We are then told, “His face was like the sun shining in full strength.” This is “the glory of God in the face of Christ” (2 Cor. 4:6), and it is actually the light on the lampstands.  The church does not manufacture its own shining. Ephesians 3:21 says, “to him (God) be glory in the church and in Christ Jesus throughout all the generations, forever and ever. Amen.”  The Father has placed all His glory in the Son, who then shares it with us.

John said in verse 17, “when I saw him, I fell at his feet as though dead.”  No doubt it was a wonderful and terrifying sight. Yet the apostle adds, “He laid his right hand on me, saying, ‘Fear not, I am the first and the last and the living one. I died and behold I am alive for evermore, and I have the keys of death and Hades.’”  In effect, Christ was telling John, I am that same Jesus who loved you and died for your sins and then rose from the dead.  

This is the Person who keeps the churches lit up, even when the typhoons of history rage all around them to blow them out. 

Lighthouses have been around for thousands of years.  In old days, if you saw a light burning in one of them, you didn’t assume it was running on a generator.  There was no such thing as automation. All lights burned on fuels like whale oil. You would immediately conclude that a faithful person was inside to keep the fuel supply high and the flame going.  He maintained the light faithfully, because if ships ran aground on rocky coastal shores, people would die and cargo would be lost.
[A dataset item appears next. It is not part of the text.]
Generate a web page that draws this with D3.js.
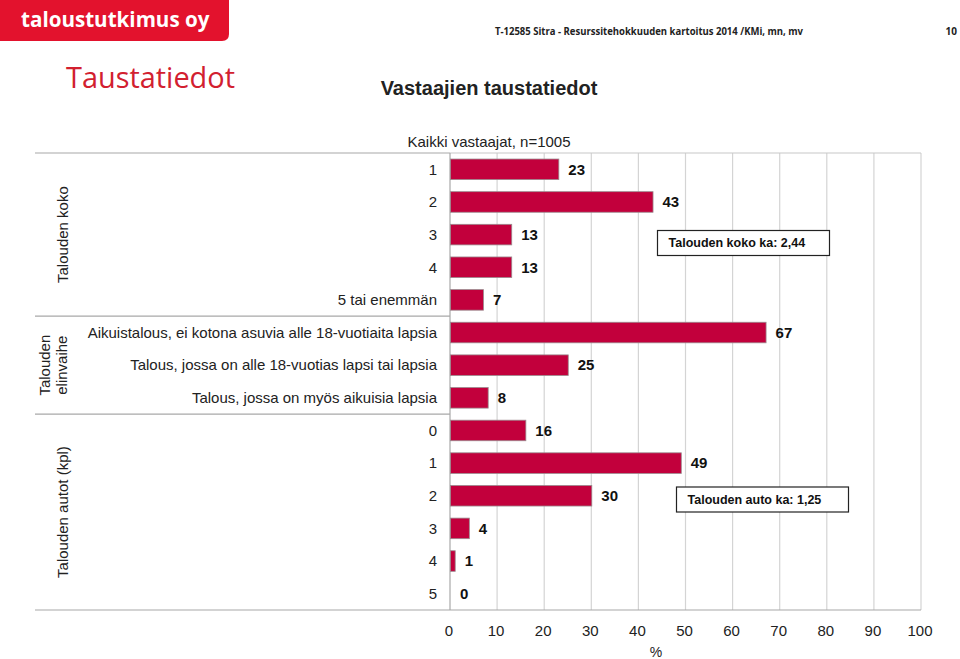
<!DOCTYPE html>
<html><head><meta charset="utf-8">
<script src="https://cdn.jsdelivr.net/npm/d3@7/dist/d3.min.js"></script>
<style>body{margin:0;background:#fff;}svg{display:block;font-family:"Liberation Sans",Arial,sans-serif;}</style>
</head><body><svg id="c" width="960" height="659"></svg>
<script>
const groups = ["Talouden koko", "Talouden elinvaihe", "Talouden autot (kpl)"];
const categories = [
  "1","2","3","4","5 tai enemmän",
  "Aikuistalous, ei kotona asuvia alle 18-vuotiaita lapsia",
  "Talous, jossa on alle 18-vuotias lapsi tai lapsia",
  "Talous, jossa on myös aikuisia lapsia",
  "0","1","2","3","4","5"
];
const categoryGroup = [0,0,0,0,0,1,1,1,2,2,2,2,2,2];
const values = [23,43,13,13,7, 67,25,8, 16,49,30,4,1,0];
const xTicks = [0,10,20,30,40,50,60,70,80,90,100];
const notes = [
  {text:"Talouden koko ka: 2,44", row:3},
  {text:"Talouden auto ka: 1,25", row:11}
];

const svg = d3.select("#c");
const pLeft = 450, pRight = 921, pTop = 153, pBottom = 610;
const x = d3.scaleLinear().domain([0,100]).range([pLeft,pRight]);
const y = d3.scaleBand().domain(d3.range(categories.length)).range([pTop,pBottom]).paddingInner(0.37).paddingOuter(0.185);

// header
svg.append("path").attr("d","M0,0H229V34Q229,41 222,41H0Z").attr("fill","#e3122d");
svg.append("text").attr("x",21).attr("y",27).attr("fill","#fff").attr("font-family","'Open Sans',sans-serif").attr("font-weight","bold").attr("font-size",20.6).text("taloustutkimus oy");
svg.append("text").attr("x",495).attr("y",35).attr("font-family","'Open Sans',sans-serif").attr("font-weight","bold").attr("font-size",10.5).attr("textLength",308).attr("lengthAdjust","spacingAndGlyphs").attr("fill","#222").text("T-12585 Sitra - Resurssitehokkuuden kartoitus 2014 /KMi, mn, mv");
svg.append("text").attr("x",957).attr("y",35).attr("text-anchor","end").attr("font-family","'Open Sans',sans-serif").attr("font-weight","bold").attr("font-size",10).attr("fill","#222").text("10");
svg.append("text").attr("x",66).attr("y",88).attr("fill","#d2202f").attr("font-family","'Open Sans',sans-serif").attr("font-size",28.9).text("Taustatiedot");
svg.append("text").attr("x",489).attr("y",95).attr("text-anchor","middle").attr("font-weight","bold").attr("font-size",20).attr("fill","#222").text("Vastaajien taustatiedot");
svg.append("text").attr("x",489).attr("y",147).attr("text-anchor","middle").attr("font-size",15).attr("fill","#222").text("Kaikki vastaajat, n=1005");

// grid
svg.append("g").selectAll("line").data(xTicks.slice(1)).join("line")
  .attr("x1",d=>x(d)).attr("x2",d=>x(d)).attr("y1",pTop).attr("y2",pBottom)
  .attr("stroke","#d4d4d4").attr("stroke-width",1.2);
svg.append("line").attr("x1",pLeft).attr("x2",pRight).attr("y1",pTop).attr("y2",pTop).attr("stroke","#c8c8c8").attr("stroke-width",1.2);

// group separators
const sepRows = [0,5,8];
svg.append("g").selectAll("line").data(sepRows).join("line")
  .attr("x1",35).attr("x2",pLeft).attr("y1",d=>y(d)-y.step()*y.paddingOuter()).attr("y2",d=>y(d)-y.step()*y.paddingOuter())
  .attr("stroke","#a8a8a8").attr("stroke-width",1.2);
svg.append("line").attr("x1",35).attr("x2",pRight).attr("y1",pBottom).attr("y2",pBottom).attr("stroke","#a8a8a8").attr("stroke-width",1.2);
svg.append("line").attr("x1",pLeft).attr("x2",pLeft).attr("y1",pTop).attr("y2",pBottom).attr("stroke","#a8a8a8").attr("stroke-width",1.2);

// group labels
const groupCenter = g => {
  const rows = d3.range(categories.length).filter(i=>categoryGroup[i]===g);
  return (y(rows[0]) + y(rows[rows.length-1]) + y.bandwidth())/2;
};
[[0,["Talouden koko"]],[1,["Talouden","elinvaihe"]],[2,["Talouden autot (kpl)"]]].forEach(([g,lines])=>{
  const cy = groupCenter(g);
  const t = svg.append("text").attr("transform",`translate(${lines.length>1?50:68},${cy}) rotate(-90)`)
    .attr("text-anchor","middle").attr("font-size",15).attr("fill","#222");
  lines.forEach((l,i)=>t.append("tspan").attr("x",0).attr("dy",i===0?0:17).text(l));
});

// category labels
svg.append("g").selectAll("text").data(categories).join("text")
  .attr("x",437).attr("y",(d,i)=>y(i)+y.bandwidth()/2).attr("dy","0.35em")
  .attr("text-anchor","end").attr("font-size",15).attr("fill","#222").text(d=>d);

// bars
svg.append("g").selectAll("rect").data(values).join("rect")
  .attr("x",x(0)+0.5).attr("y",(d,i)=>y(i)).attr("width",d=>Math.max(0,x(d)-x(0))).attr("height",y.bandwidth())
  .attr("fill",d=>d>0?"#c2003c":"none").attr("stroke",d=>d>0?"#9a8a8e":"none").attr("stroke-width",0.8);

// value labels
svg.append("g").selectAll("text").data(values).join("text")
  .attr("x",d=>x(d)+10).attr("y",(d,i)=>y(i)+y.bandwidth()/2).attr("dy","0.35em")
  .attr("font-size",15).attr("font-weight","bold").attr("fill","#111").text(d=>d);

// notes
notes.forEach((n,k)=>{
  const bx = k===0?657.5:676.5, bw = 172, by = k===0?230.5:487;
  svg.append("rect").attr("x",bx).attr("y",by).attr("width",bw).attr("height",25).attr("fill","#fff").attr("stroke","#222").attr("stroke-width",1.2);
  svg.append("text").attr("x",bx+11).attr("y",by+12.5).attr("dy","0.35em").attr("font-size",12.5).attr("font-weight","bold").attr("fill","#111").text(n.text);
});

// x axis
svg.append("g").selectAll("text").data(xTicks).join("text")
  .attr("x",d=>x(d)-1).attr("y",636).attr("text-anchor","middle").attr("font-size",15).attr("fill","#222").text(d=>d);
svg.append("text").attr("x",656).attr("y",657).attr("text-anchor","middle").attr("font-size",14).attr("fill","#222").text("%");
</script></body></html>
In a higher sense, that is precisely why our shining as the church is so important in this world, and why Christ must be as He is in Revelation chapter one.  No co-opted cultural version of Him can keep us lit up.

Ultimately, only one prescriptive thought trickles down to us in this passage:  Fear not. For one thing, we shouldn’t be afraid of the darkness, because, after all, we are light bearers.  Neither should we be afraid of the Person who maintains our shining. Don’t fear interacting with Christ.  

I say this because as believers we sometimes get at loggerheads with God, defending our sins and bad attitudes.  Don’t avoid Christ. Don’t run from Him. Instead, enter fellowship with Him. Run to Him. Bring your sins, your repentance, your honesty, your needs to Him, because that is where light comes from.  And the light you personally experience becomes part of the collective light of your church.

What’s His is yours, what’s yours is ours, and what’s ours is yours.

That’s lampstand life.     


1  DeYoung, Kevin.  “Who Do You Say that I Am?”  DeYoung, Restless, and Reformed.  Blog.  6-10-09.